June 27th, 2024

Indigenous leader makes plea for unity among B.C. First Nations to save wild salmon

By The Canadian Press on June 21, 2024.

Indigenous dancers perform the Salmon Dance on Indigenous Peoples Day at the Mungo Martin House in Thunderbird Park, in Vancouver, Friday, June 21, 2024. The dancers and Indigenous elders were celebrating wild salmon and the recent federal government decision to ban open net-pen salmon farms in B.C. waters in June 2029. THE CANADIAN PRESS/Dirk Meissner

VICTORIA – Indigenous dancers have circled a fire inside Victoria’s Mungo Martin House in a celebration of wild salmon on National Indigenous Peoples Day.

Members of the Namgis First Nation from the Alert Bay area of northern Vancouver Island gathered at the traditional long house to honour their deep connections to the fish.

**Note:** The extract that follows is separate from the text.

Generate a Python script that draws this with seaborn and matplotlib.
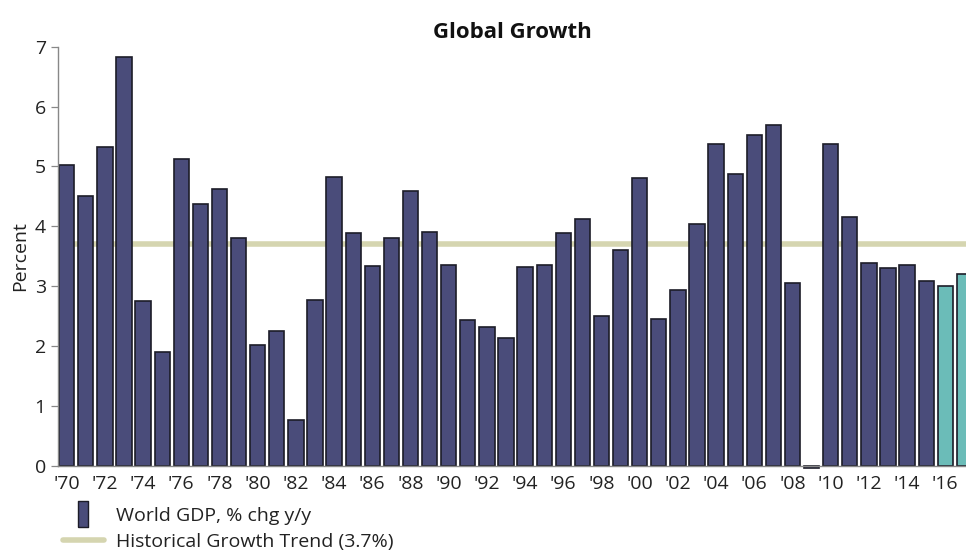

Eighty-two-year-old Hereditary Chief Chris Cook says he remembers years ago when local rivers and streams were so full of wild salmon he could almost walk across their backs.

He says he and the Namgis hope the days of plentiful wild salmon will return after the federal government this week said it would ban open net-pen fish farms in B.C. waters by 2029.

Cook is pleading for unity among B.C. First Nations to rebuild wild salmon stocks.

More than 100 B.C. First Nations say they support the removal of open net-pen salmon farms, but about two dozen First Nations operate such farms and oppose their closure.